When philanthropy was shunned

It is no accident that the first great philanthropists were also the greatest capitalists of their age. Nor is it a coincidence that many of these men, remembered today by their philanthropic legacies – John D Rockefeller, Andrew Carnegie, Andrew Mellon, Leland Stanford, James Buchanan Duke – also figure in Wikipedia’s list of “businessmen who were labelled robber barons”.

If one is to make sense of the recent surge in the quantum of philanthropic funds sloshing around looking for worthy causes – the Bain & Co. Indian Philanthropy Report 2015 notes that foreign philanthropic funding in India more than doubled from 2004 to 2009, jumping from $0.8 billion in FY‘04 to $1.9 billion in FY’09 – then one needs to go beyond the numbers and look at the economic underpinnings of corporate philanthropic initiatives. This is precisely what sociologist Linsey McGoey sets out to do in No Such Thing as a Free Gift: The Gates Foundation and the Price of Philanthropy, which released last month.

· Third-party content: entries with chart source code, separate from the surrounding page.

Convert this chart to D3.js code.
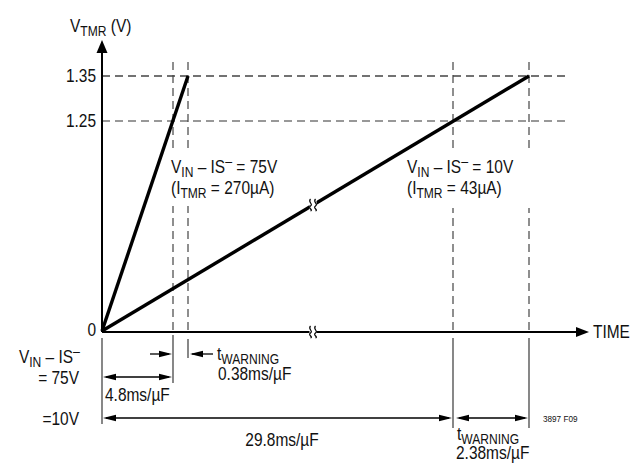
<!DOCTYPE html>
<html>
<head>
<meta charset="utf-8">
<script src="https://cdn.jsdelivr.net/npm/d3@7"></script>
<style>
  html, body { margin: 0; padding: 0; background: #fff; }
  svg text { font-family: "Liberation Sans", Arial, sans-serif; fill: #111; }
</style>
</head>
<body>
<svg id="chart" width="631" height="464"></svg>
<script>
// ---- data ----
const timeMarks = [0, 4.8, 5.18, 29.8, 32.18];          // ms/µF (schematic, broken axis)
const voltTicks = [0, 1.25, 1.35];                        // V
const voltTickLabels = ["0", "1.25", "1.35"];
const line75 = [[0, 0], [5.18, 1.35]];                    // VIN – IS⁻ = 75V
const line10 = [[0, 0], [32.18, 1.35]];                   // VIN – IS⁻ = 10V
const warnTimes = [4.8, 5.18, 29.8, 32.18];

// ---- scales (piecewise: schematic drawing) ----
const x = d3.scaleLinear().domain(timeMarks).range([102, 173, 188, 453, 529]);
const y = d3.scaleLinear().domain(voltTicks).range([331, 121, 76]);

const svg = d3.select("#chart");
const x0 = x(0), y0 = y(0);
const SX = 0.86; // narrow-font emulation

function arrowHead(g, tipX, tipY, dir, len = 13, half = 3.2) {
  let p;
  if (dir === "r") p = [[tipX, tipY], [tipX - len, tipY - half], [tipX - len, tipY + half]];
  else if (dir === "l") p = [[tipX, tipY], [tipX + len, tipY - half], [tipX + len, tipY + half]];
  else p = [[tipX, tipY], [tipX - half - 2, tipY + len], [tipX + half + 2, tipY + len]];
  g.append("path").attr("d", d3.line()(p) + "Z").attr("fill", "#000");
}

// ---- dashed guide lines ----
const guides = svg.append("g");
guides.append("line").attr("x1", x0).attr("x2", 568).attr("y1", y(1.35)).attr("y2", y(1.35))
  .attr("stroke", "#444").attr("stroke-width", 1.3).attr("stroke-dasharray", "8,5");
guides.append("line").attr("x1", x0).attr("x2", 568).attr("y1", y(1.25)).attr("y2", y(1.25))
  .attr("stroke", "#777").attr("stroke-width", 1.6).attr("stroke-dasharray", "8,5");
warnTimes.forEach(t => {
  guides.append("line").attr("x1", x(t)).attr("x2", x(t)).attr("y1", 62).attr("y2", y0)
    .attr("stroke", "#444").attr("stroke-width", 1.2).attr("stroke-dasharray", "8,5");
});
// white backgrounds under in-chart labels (interrupt dashed guides only)
guides.append("rect").attr("x", 166).attr("y", 150).attr("width", 124).attr("height", 56).attr("fill", "#fff");
guides.append("rect").attr("x", 403).attr("y", 151).attr("width", 130).attr("height", 57).attr("fill", "#fff");

// ---- ramps ----
const lineGen = d3.line().x(d => x(d[0])).y(d => y(d[1]));
svg.append("path").attr("d", lineGen(line75)).attr("fill", "none").attr("stroke", "#000").attr("stroke-width", 3.4);
svg.append("path").attr("d", lineGen(line10)).attr("fill", "none").attr("stroke", "#000").attr("stroke-width", 3.4);

// ---- axes ----
const axes = svg.append("g");
axes.append("line").attr("x1", x0).attr("x2", x0).attr("y1", 50).attr("y2", y0 + 1).attr("stroke", "#000").attr("stroke-width", 2);
arrowHead(axes, x0, 40, "u", 13, 3.5);
axes.append("line").attr("x1", x0).attr("x2", 578).attr("y1", y0 + 1).attr("y2", y0 + 1).attr("stroke", "#000").attr("stroke-width", 2);
arrowHead(axes, 589, y0 + 1, "r", 13, 5);

// ---- break marks ----
function breakMark(cx, cy, angle) {
  const g = svg.append("g").attr("transform", `translate(${cx},${cy}) rotate(${angle})`);
  g.append("rect").attr("x", -3.5).attr("y", -5).attr("width", 7).attr("height", 10).attr("fill", "#fff");
  const s = "M0,-6 C-3,-3 3,-1 0,1 C-3,3 3,5 0,6";
  g.append("path").attr("d", s).attr("transform", "translate(-2.5,0)").attr("fill", "none").attr("stroke", "#000").attr("stroke-width", 1.2);
  g.append("path").attr("d", s).attr("transform", "translate(2.5,0)").attr("fill", "none").attr("stroke", "#000").attr("stroke-width", 1.2);
}
const bx = 313;
const by = y0 + (bx - x0) * (y(1.35) - y0) / (x(32.18) - x0);
breakMark(bx, by, 0);
breakMark(bx, y0 + 1, 0);

// helper for (condensed) rich text
function rich(g, xPos, yPos, parts, size, anchor) {
  const t = g.append("text").attr("transform", `translate(${xPos},${yPos}) scale(${SX},1)`).attr("font-size", size);
  if (anchor) t.attr("text-anchor", anchor);
  parts.forEach(p => {
    const ts = t.append("tspan").text(p.t);
    if (p.sub) ts.attr("font-size", size * 0.78).attr("dy", 4);
    if (p.sup) ts.attr("font-size", size * 0.8).attr("dy", -7);
    if (p.back) ts.attr("dy", p.back);
  });
  return t;
}
function plain(g, xPos, yPos, str, size, anchor) {
  return rich(g, xPos, yPos, [{t: str}], size, anchor);
}

const labels = svg.append("g");

// ---- y tick labels ----
voltTicks.forEach((d, i) => plain(labels, 96, y(d) + (d === 0 ? 5 : 6), voltTickLabels[i], 18, "end"));

// y-axis title & x-axis title
rich(labels, 70, 32, [{t: "V"}, {t: "TMR", sub: true}, {t: " (V)", back: -4}], 18);
plain(labels, 593, y0 + 7, "TIME", 18);

// in-chart labels
rich(labels, 171, 173, [{t: "V"}, {t: "IN", sub: true}, {t: " – IS", back: -4}, {t: "–", sup: true}, {t: " = 75V", back: 7}], 18);
rich(labels, 171, 194, [{t: "(I"}, {t: "TMR", sub: true}, {t: " = 270µA)", back: -4}], 18);
rich(labels, 407, 173, [{t: "V"}, {t: "IN", sub: true}, {t: " – IS", back: -4}, {t: "–", sup: true}, {t: " = 10V", back: 7}], 18);
rich(labels, 407, 194, [{t: "(I"}, {t: "TMR", sub: true}, {t: " = 43µA)", back: -4}], 18);

// ---- below-axis dimension lines ----
const dim = svg.append("g");
const vt = [[0, 338, 424], [4.8, 335, 383], [5.18, 339, 358], [29.8, 338, 428], [32.18, 338, 428]];
vt.forEach(d => dim.append("line").attr("x1", x(d[0])).attr("x2", x(d[0])).attr("y1", d[1]).attr("y2", d[2])
  .attr("stroke", "#555").attr("stroke-width", 1.4));

function hline(x1, x2, yy) {
  dim.append("line").attr("x1", x1).attr("x2", x2).attr("y1", yy).attr("y2", yy).attr("stroke", "#000").attr("stroke-width", 1.3);
}
hline(150, x(4.8) - 4, 354); arrowHead(dim, x(4.8) - 1, 354, "r");
hline(x(5.18) + 4, 213, 354); arrowHead(dim, x(5.18) + 2, 354, "l");
hline(x(0) + 4, x(4.8) - 4, 377); arrowHead(dim, x(0) + 1, 377, "l"); arrowHead(dim, x(4.8) - 1, 377, "r");
hline(x(0) + 4, x(29.8) - 4, 418); arrowHead(dim, x(0) + 1, 418, "l"); arrowHead(dim, x(29.8) - 1, 418, "r");
hline(x(29.8) + 6, x(32.18) - 4, 418); arrowHead(dim, x(29.8) + 3, 418, "l"); arrowHead(dim, x(32.18) - 1, 418, "r");

// dimension texts
rich(labels, 80, 363, [{t: "V"}, {t: "IN", sub: true}, {t: " – IS", back: -4}, {t: "–", sup: true}], 18, "end");
plain(labels, 79, 384, "= 75V", 18, "end");
plain(labels, 79, 425, "=10V", 18, "end");
plain(labels, 105, 401, "4.8ms/µF", 18);
rich(labels, 217, 360, [{t: "t"}, {t: "WARNING", sub: true}], 18);
plain(labels, 218, 380, "0.38ms/µF", 18);
plain(labels, 282, 446, "29.8ms/µF", 18, "middle");
rich(labels, 457, 440, [{t: "t"}, {t: "WARNING", sub: true}], 18);
plain(labels, 456, 459, "2.38ms/µF", 18);
plain(labels, 543, 422, "3897 F09", 9.5);
</script>
</body>
</html>
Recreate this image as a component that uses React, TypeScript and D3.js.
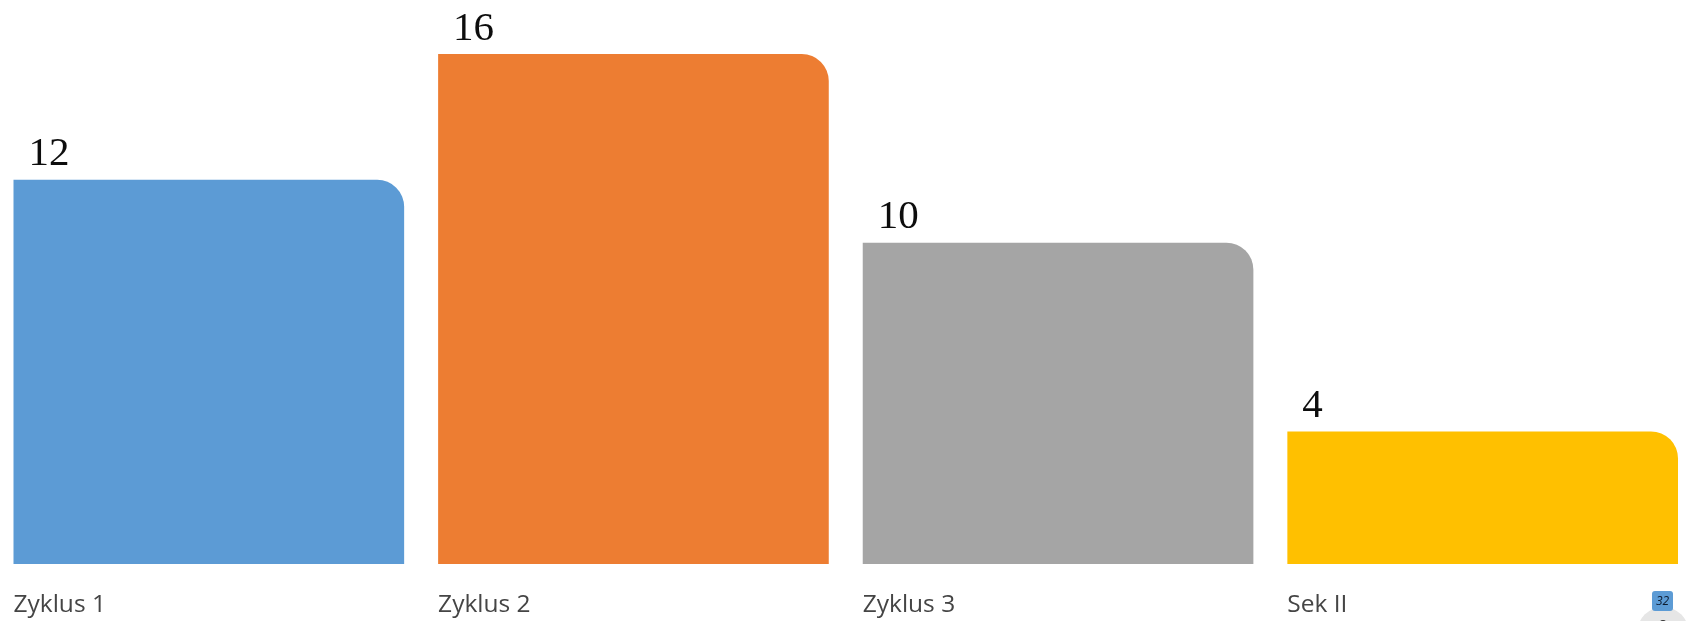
import React from "react";
import * as d3 from "d3";

const categories = ["Zyklus 1", "Zyklus 2", "Zyklus 3", "Sek II"];
const values = [12, 16, 10, 4];
const colors = ["#5b9bd5", "#ed7d31", "#a5a5a5", "#ffc000"];

const width = 1691;
const height = 621;
const baseline = 564;
const radius = 27;

const x = d3.scaleBand<string>().domain(categories).range([13.5, 1678]).paddingInner(0.08);
// the axis does not start at zero in the reference
const y = d3.scaleLinear().domain([-0.216, 16]).range([baseline, 54]);

// square corners except top right, which is rounded
const barPath = (x0: number, y0: number, w: number) => {
  const p = d3.path();
  p.moveTo(x0, baseline);
  p.lineTo(x0, y0);
  p.lineTo(x0 + w - radius, y0);
  p.arcTo(x0 + w, y0, x0 + w, y0 + radius, radius);
  p.lineTo(x0 + w, baseline);
  p.closePath();
  return p.toString();
};

export default function App() {
  return (
    <svg
      width={width}
      height={height}
      style={{ position: "absolute", top: 0, left: 0, background: "#fff" }}
    >
      <defs>
        <filter id="soft" x="-5%" y="-5%" width="110%" height="110%">
          <feGaussianBlur stdDeviation="0.7" />
        </filter>
      </defs>
      <g filter="url(#soft)">
        {categories.map((c, i) => (
          <g key={c}>
            <path d={barPath(x(c)!, y(values[i]), x.bandwidth())} fill={colors[i]} />
            <text
              x={x(c)! + 15}
              y={y(values[i]) - 14.5}
              fontFamily="Liberation Serif"
              fontSize={41}
              fill="#111"
            >
              {values[i]}
            </text>
            <text
              x={x(c)!}
              y={612}
              fontFamily="Open Sans"
              fontSize={24.5}
              fill="#444"
            >
              {c}
            </text>
          </g>
        ))}
        {/* little badge in the corner of the screenshot */}
        <circle cx={1663} cy={633} r={26} fill="#e6e6e6" />
        <rect x={1652} y={591} width={21} height={20} rx={3} fill="#5b9bd5" />
        <text
          x={1662.5}
          y={605}
          textAnchor="middle"
          fontFamily="Open Sans"
          fontSize={12}
          fontStyle="italic"
          fill="#0f1a2e"
        >
          32
        </text>
        <text x={1663} y={630} textAnchor="middle" fontFamily="Open Sans" fontSize={14} fill="#333">
          8
        </text>
      </g>
    </svg>
  );
}
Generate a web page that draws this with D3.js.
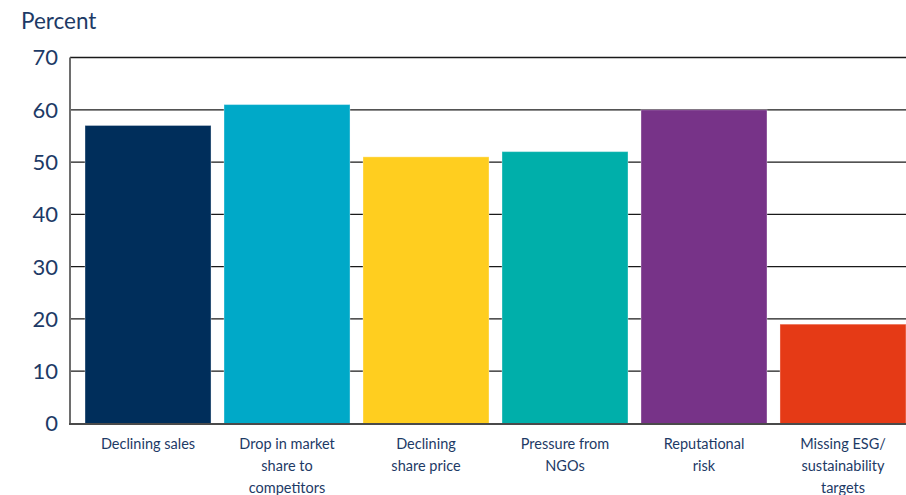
<!DOCTYPE html>
<html>
<head>
<meta charset="utf-8">
<script src="https://cdn.jsdelivr.net/npm/d3@7"></script>
<style>
  html, body { margin: 0; padding: 0; background: #fff; }
  svg { display: block; font-family: Lato, "Noto Sans", sans-serif; }
</style>
</head>
<body>
<svg id="chart" width="906" height="495"></svg>
<script>
// Share of respondents naming each consequence
const categories = [
  ["Declining sales"],
  ["Drop in market", "share to", "competitors"],
  ["Declining", "share price"],
  ["Pressure from", "NGOs"],
  ["Reputational", "risk"],
  ["Missing ESG/", "sustainability", "targets"]
];
const values = [57, 61, 51, 52, 60, 19];
const colors = ["#002E5B", "#00A9C8", "#FFCE1F", "#00AFAA", "#773388", "#E53A16"];
const yTicks = [0, 10, 20, 30, 40, 50, 60, 70];
const yLabel = "Percent";

const svg = d3.select("#chart");
const textColor = "#1D3A66";

const x = d3.scaleBand()
  .domain(d3.range(categories.length))
  .range([70, 921])
  .paddingInner(0.0935)
  .paddingOuter(0.108);

const y = d3.scaleLinear().domain([0, 70]).range([423.5, 57.5]);

// horizontal gridlines behind the bars
svg.append("g")
  .selectAll("line")
  .data(yTicks.filter(d => d > 0))
  .join("line")
  .attr("x1", 70).attr("x2", 906)
  .attr("y1", d => y(d)).attr("y2", d => y(d))
  .attr("stroke", "#1a1a1a")
  .attr("stroke-width", 1.3);

// bars
svg.append("g")
  .selectAll("rect")
  .data(values)
  .join("rect")
  .attr("x", (d, i) => x(i))
  .attr("width", x.bandwidth())
  .attr("y", d => y(d))
  .attr("height", d => y(0) - y(d))
  .attr("fill", (d, i) => colors[i])
  .attr("stroke", "rgba(255,255,255,0.35)")
  .attr("stroke-width", 1);

// left axis line
svg.append("line")
  .attr("x1", 70).attr("x2", 70)
  .attr("y1", y(70)).attr("y2", y(0) + 1)
  .attr("stroke", "#6e6e6e").attr("stroke-width", 2);

// baseline
svg.append("line")
  .attr("x1", 69).attr("x2", 906)
  .attr("y1", y(0) + 0.5).attr("y2", y(0) + 0.5)
  .attr("stroke", "#4a4a4a").attr("stroke-width", 2);

// y tick labels
const yAxis = d3.axisLeft(y).tickValues(yTicks).tickSize(0).tickPadding(0);
const gy = svg.append("g").attr("transform", "translate(58,0)").call(yAxis);
gy.select(".domain").remove();
gy.selectAll("text")
  .attr("fill", textColor)
  .attr("font-size", 22)
  .attr("font-family", "Lato, 'Noto Sans', sans-serif")
  .attr("dy", "0.34em");

// axis title
svg.append("text")
  .attr("x", 21).attr("y", 29)
  .attr("fill", textColor)
  .attr("font-size", 22.5)
  .text(yLabel);

// category labels
const lab = svg.append("g")
  .selectAll("text")
  .data(categories)
  .join("text")
  .attr("x", (d, i) => x(i) + x.bandwidth() / 2)
  .attr("y", 449)
  .attr("text-anchor", "middle")
  .attr("fill", textColor)
  .attr("font-size", 14.5);
lab.selectAll("tspan")
  .data(d => d)
  .join("tspan")
  .attr("x", function () { return d3.select(this.parentNode).attr("x"); })
  .attr("dy", (d, j) => j === 0 ? 0 : 22)
  .text(d => d);
</script>
</body>
</html>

No Such Thing… kicks off with a quick reminder of the shady origins of philanthropy. How many of us know, for instance, that not too long ago public opinion (and government opinion) was against philanthropy in general, and corporate philanthropy in particular?

In the early 20th century, philanthropic foundations were “viewed as mere outposts of profit-seeking empires, only cosmetically different from the corporations that had spawned them, a convenient way for business magnates to extend their reach over domestic and foreign populaces.” McGoey quotes US Attorney General George Wickersham, who had observed that they were “a scheme for perpetuating vast wealth” and “entirely inconsistent with the public interest.”

Yet what was common sense in 1910 would sound blasphemous in 2015. While no self-respecting economist today can deny the obscene economic inequality that characterises our age, not many would willingly acknowledge the connection between concentration of wealth and philanthropy. That is to say, an equitable society would suffer neither a club of the super-rich that seeks self-expression through philanthropy, nor a class of the super-poor that is dependant on philanthropic charity for survival. McGoey makes this point simply with a quote from the economic historian RH Tawney: “What thoughtful rich people call the problem of poverty, thoughtful poor people call with equal justice the problem of riches.”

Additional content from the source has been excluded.